Seismically Sound, Wind Resistant
Without question, a long-span bridge in this region must be designed for seismic considerations and wind stability. The Mary Avenue Bridge was designed to behave elastically under the design-level seismic event, and the unique cross section proved to have excellent wind stability, far exceeding design requirements.
According to Zoli, the gap between edge girder and deck proved to be extremely effective at enhancing aeroelastic behavior, both for flutter and for vortex shedding excitation. The section is also stable up to wind speeds exceeding 120 mph.
The pylons are W-shapes with both web and flanges tapered, and they bolt together at only two locations to minimize the number of field connections. The superstructure’s floor beams and edge girders are comprised of W14 rolled sections and are proportioned to optimize seismic performance.
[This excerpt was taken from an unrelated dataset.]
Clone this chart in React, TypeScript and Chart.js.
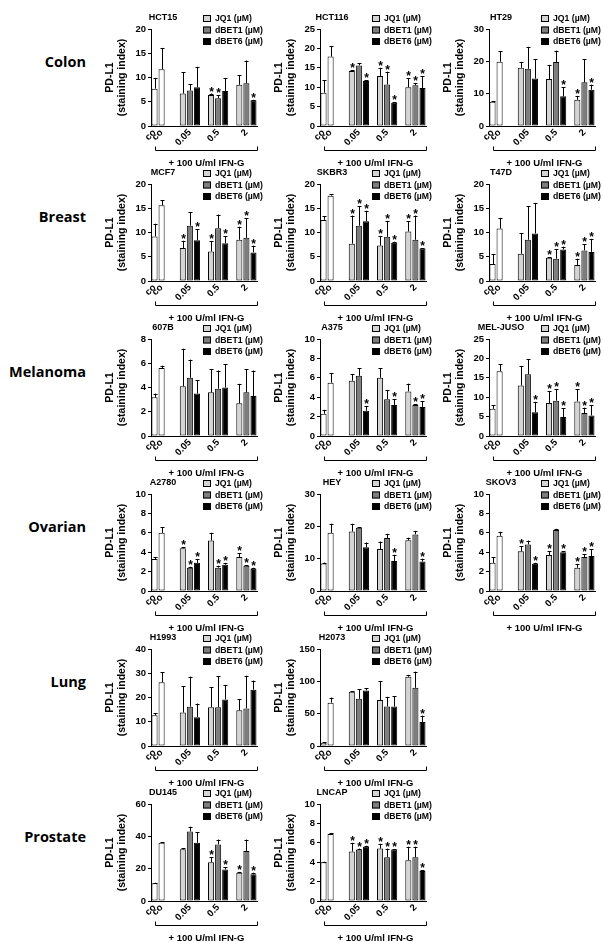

Adina finite element structural software enhanced the HNTB team’s seismic analysis and was supported by an in-house service software referred to as T187.
Beyond being the first cabled-stayed bridge crossing an Interstate in California, the bridge is also a symbol of reconnection in a day and age when major highways interrupt the flow of neighborhoods.
“Pedestrian bridges in urban areas serve to reconnect neighbors the Interstate system has divided,” summarizes Zoli. “The premise that we don’t build pedestrian bridges because they’re too expensive isn’t a solution for pedestrian safety. The engineering and construction industry should continue to develop elegant and inexpensive pedestrian bridges. It’s up to us to ensure that the number of these types of opportunities continues to grow.”